Quevenzhane Wallis is simply the most astonishing child actor of the last
couple of decades, a kid with so much charisma and presence combined with real,
strong acting ability that you can pretty much just call her a child prodigy,
say that genius makes its own rules, and let it go at that. Even more
astonishing in a kid actor is that she's what the pros call a
"giving" actor -- she makes other people on camera or stage with her
look better, because she's so clearly believing them that the rest of us do
too.
I went with
high hopes, even though I knew reviews had been mixed; I have reached a point
in life where I am quite comfortable liking things that every critic dumps on,
or being bored to death by things everyone else loves. Besides, Little Orphan
Annie. Couldn't miss an adaptation of it.
And the idea
was so promising. At this point in history, there are some self-made super-rich
African Americans, there are still an abundance of African-American poor kids
with courage and brains but a not-very-supportive background, and the
intersection of race and class, and of father-daughter relations ... well, it
seemed like there had to be a ton of potential to scrape the rust off the old
work and make it live and breathe. I
really wanted to see that movie!
Unfortunately,
what I saw was a lightly browned version of Broadway Annie, with the songs
staged rather badly (and often without a strong point to them) and a thoroughly
awesome cast insanely underused. The Annie-Warbucks chemistry was great; every
time Foxx and Wallis were on screen together I was painfully reminded of what a
great possibility was being kicked away. Even things that really work in the old
musical were often damped down and lost for no good reason; all they gave
Wallis to do during Tomorrow was to be sad because a piece of paper that had
already been revealed to contain none of the information she wanted had fallen
into a puddle, and to walk up the street singing bravely. Why not at least let
her be trying to cheer up Sandy, freshly rescued from cruel boys tormenting
him, as in the original? The best actors in the world -- and Quevenzhane Wallis
is good on a level we rarely see even in adults -- can't do anything if the
director gives them nothing to do.
But about
halfway through, I started to think ...
What if Foxx
and Wallis had been cast, not in the 70's musical, but the 20's-60's comic
strip? Sure, we'd need to get Will Stacks (the lame replacement for Oliver
Warbucks, who damn well ought to be Oliver Warbucks) out of being a cell phone
magnate and into being somebody more like Lucius Fox or Tony Stark or both
combined. But look at him move; he's still strong and young enough to do action
hero scenes when the time comes. Bollywood and the Asian martial arts film
industry are swarming with handsome young men who could become more dignified and
fully human versions of Punjab and The Asp (we could start by giving them better names), but when the chips
are down, Foxx could handle key action scenes.
And oh, the
sheer grace of Quevenzhane Wallis. That kid has strength and agility; she's
okay as a dancer (and to judge by all the autotuning, maybe not so great as a
singer) but let's see her in some serious action sequences I was massively
disappointed that her only role in her own kidnap rescue was to wave at people
with cell phones. Come the fuck ON, people, you've got a ten year old that
moves like an Olympic athlete, can't you give her a good fight scene with a
couple of slimy kidnappers?
So here's the
thing, Mr. Smith. I shall pretend you are reading this. The musical was all right but not great as an
origin story. Next movie, either lose the songs or at least get creative staff
that understand why a musical is not a collection of music videos stuck
together.
Now it's time,
before that great kid and that natural action star get any older, to make some
sequels.
But next time
... make the newspaper Annie.
Say for
example there's a traitor in Stacks enterprises, which has just gotten a patent
on a new miracle technology that, I don't know, some Hollywood bullshit, is
making cell phones that transmogrify into personal tanks if you're being mugged,
or a super communications satellite essential to the safety of the free world,
whatever. Doesn't matter as long as it's
not a silly bling-display like those phones.

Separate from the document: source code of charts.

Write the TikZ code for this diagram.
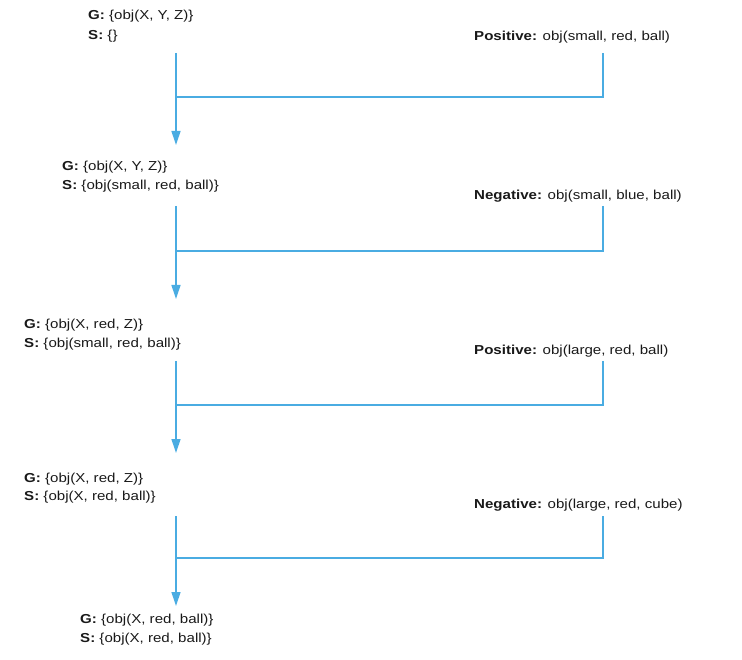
\documentclass[tikz,border=0pt]{standalone}
\usepackage{fontspec}
\setmainfont{Liberation Sans}[FakeStretch=1.16]
\usetikzlibrary{arrows.meta}
\definecolor{lineblue}{RGB}{74,172,226}
\definecolor{txt}{RGB}{25,25,25}
\tikzset{
  lbl/.style={anchor=west, inner sep=0pt, font=\fontsize{13}{15}\selectfont, text=txt},
  conn/.style={draw=lineblue, line width=1.3pt},
  arr/.style={conn, -{Triangle[length=14pt,width=9pt]}}
}
\begin{document}
\begin{tikzpicture}[x=1pt,y=-1pt]
\useasboundingbox (0,0) rectangle (742,660);
% states
\node[lbl] (s1g) at (88,16) {\textbf{G:} \{obj(X, Y, Z)\}};
\node[lbl] (s1s) at (88,36) {\textbf{S:} \{\}};
\node[lbl] (s2g) at (62,167) {\textbf{G:} \{obj(X, Y, Z)\}};
\node[lbl] (s2s) at (62,186) {\textbf{S:} \{obj(small, red, ball)\}};
\node[lbl] (s3g) at (24,325) {\textbf{G:} \{obj(X, red, Z)\}};
\node[lbl] (s3s) at (24,344) {\textbf{S:} \{obj(small, red, ball)\}};
\node[lbl] (s4g) at (24,479) {\textbf{G:} \{obj(X, red, Z)\}};
\node[lbl] (s4s) at (24,497) {\textbf{S:} \{obj(X, red, ball)\}};
\node[lbl] (s5g) at (80,620) {\textbf{G:} \{obj(X, red, ball)\}};
\node[lbl] (s5s) at (80,639) {\textbf{S:} \{obj(X, red, ball)\}};
% examples
\node[lbl] (e1) at (474,37) {\textbf{Positive:} obj(small, red, ball)};
\node[lbl] (e2) at (474,196) {\textbf{Negative:} obj(small, blue, ball)};
\node[lbl] (e3) at (474,351) {\textbf{Positive:} obj(large, red, ball)};
\node[lbl] (e4) at (474,505) {\textbf{Negative:} obj(large, red, cube)};
% connector coordinates
\coordinate (a1) at (176,53);  \coordinate (b1) at (176,145);
\coordinate (r1) at (603,53);  \coordinate (h1) at (176,97);
\coordinate (a2) at (176,206); \coordinate (b2) at (176,299);
\coordinate (r2) at (603,206); \coordinate (h2) at (176,251);
\coordinate (a3) at (176,361); \coordinate (b3) at (176,453);
\coordinate (r3) at (603,361); \coordinate (h3) at (176,405);
\coordinate (a4) at (176,516); \coordinate (b4) at (176,606);
\coordinate (r4) at (603,516); \coordinate (h4) at (176,558);
\draw[arr] (a1) -- (b1);
\draw[conn] (r1) |- (h1);
\draw[arr] (a2) -- (b2);
\draw[conn] (r2) |- (h2);
\draw[arr] (a3) -- (b3);
\draw[conn] (r3) |- (h3);
\draw[arr] (a4) -- (b4);
\draw[conn] (r4) |- (h4);
\end{tikzpicture}
\end{document}
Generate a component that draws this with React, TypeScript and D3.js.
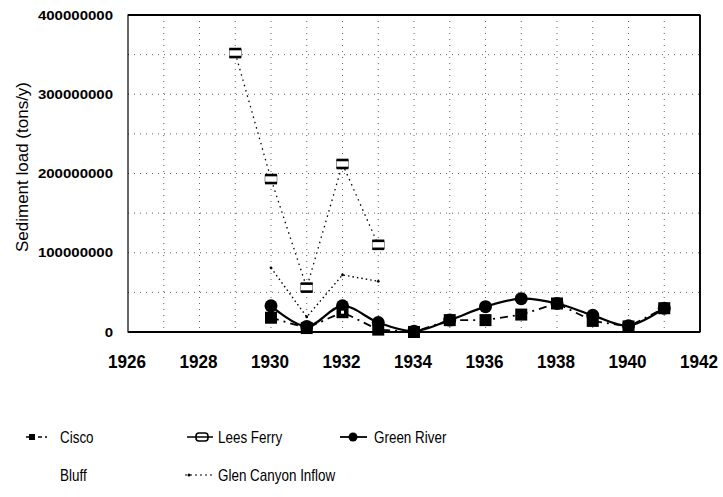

And said traitor stages an accident, suddenly Daddy and Grace are gone,
presumed dead, but Annie realizes that she's about to be shunted off to
somewhere to get her out of the way and she escapes and flees back to Harlem
where she knows people, but there are bad guys in hot pursuit and ...
There's a
whole big planet out there that can be covered with villains and evildoers,
where an adventurous kid could find some high adventure, movie after movie, for
the next few years. Think kid and dog being backed out on a girder over a
precipice by a killer robot ... and then in swoops the Stacks-marked helicopter
... and then in the NEXT fifteen minutes ...
Let
Quevenzhane Wallis reassure a generation of little kids that the world is safe
to explore because the adults have your back (and because you're pretty damn
capable yourself). Let Jamie Foxx show them what kind of adults those are --
St. George and Lucius Fox and Mace Windu and Race Bannon, all the other adults
there to have your back when you need it most. Make Annie II (and III and as
many more as the public will stand) -- and make it from the right Annie, the
fairy tale of courage, hope, and community that is the newspaper strip, and not
the positive-thinking passive insipidity of the Broadway Annie.
Come on, Mr.
Smith. You can do it. Everything you need is right there. And leapin' lizards,
wouldn't it be fun?
§
*Just listing those names seems to call up some great swath
of childhood smells, sounds, sights, and everything.
**Go ahead, someone, add it if it really doesn't exist
there, or email me about it if I'm just missing it.
*** I've always wondered what the application form is like
for the Warren Buffett Orphan Rescuing Commando Force or the Bill Gates Deus Ex
Machina Rangers.
****I imagine them all joining together in the Legion of
Teenagers Who Escape from Kidnappers Several Times A Year.
***** Yeah, I know old Bruno made up most of his case
studies, distorted facts like a funhouse mirror, and was an intellectual mountebank.
Let me just ask you: who better to defend fairy tales, those lies that are
utterly unreal but believed because somehow we sense there is truth in them?